On Saturday, federal prosecutors filed a new complaint against Cleveland Grover Meredith Jr., a Georgia man who was accused of threatening Pelosi by saying in a text message that he was going to put “a bullet in her noggin on Live TV.” Federal agents said that Meredith had been staying at a Holiday Inn in Washington and had weapons in his camper-style trailer that included a Glock handgun, a Tavor X95 assault rifle and hundreds of rounds of ammunition.
On Sunday, prosecutors brought charges of violent entry and disorderly conduct against a figure who had first been identified online by civilian sleuths: Eric G. Munchel of Nashville, Tennessee. In a photograph that circulated widely after the attack, Munchel, 30, was pictured wearing tactical military gear and carrying a handful of plastic restraints known as zip ties.
Prosecutors in Washington also filed a complaint Sunday on similar charges against Larry R. Brock, a retired Air Force officer from Texas, saying he too had been carrying plastic restraints.
The FBI has said that it has received more than 40,000 tips online about the riots, including photographs and video clips. In an interview with NPR on Sunday, Michael R. Sherwin, the U.S. attorney in Washington, said that the Justice Department was considering charges for “theft of national security information” after some in the mob looted laptops, documents and other items from congressional offices.

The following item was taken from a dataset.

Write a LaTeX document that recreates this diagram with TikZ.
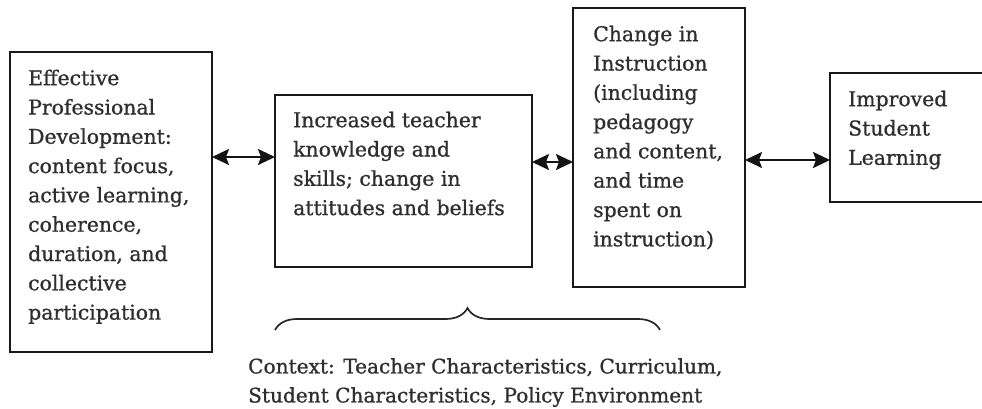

Some of those who had been at the Capitol discovered that they had been put on government no-fly lists as they tried Sunday to make their way home from Washington.
As charges continued to be filed, more participants in the attack were identified around the country, among them business executives and local school board officials. Several police departments — and the New York Fire Department — have said they are investigating members who may have taken part in the assault.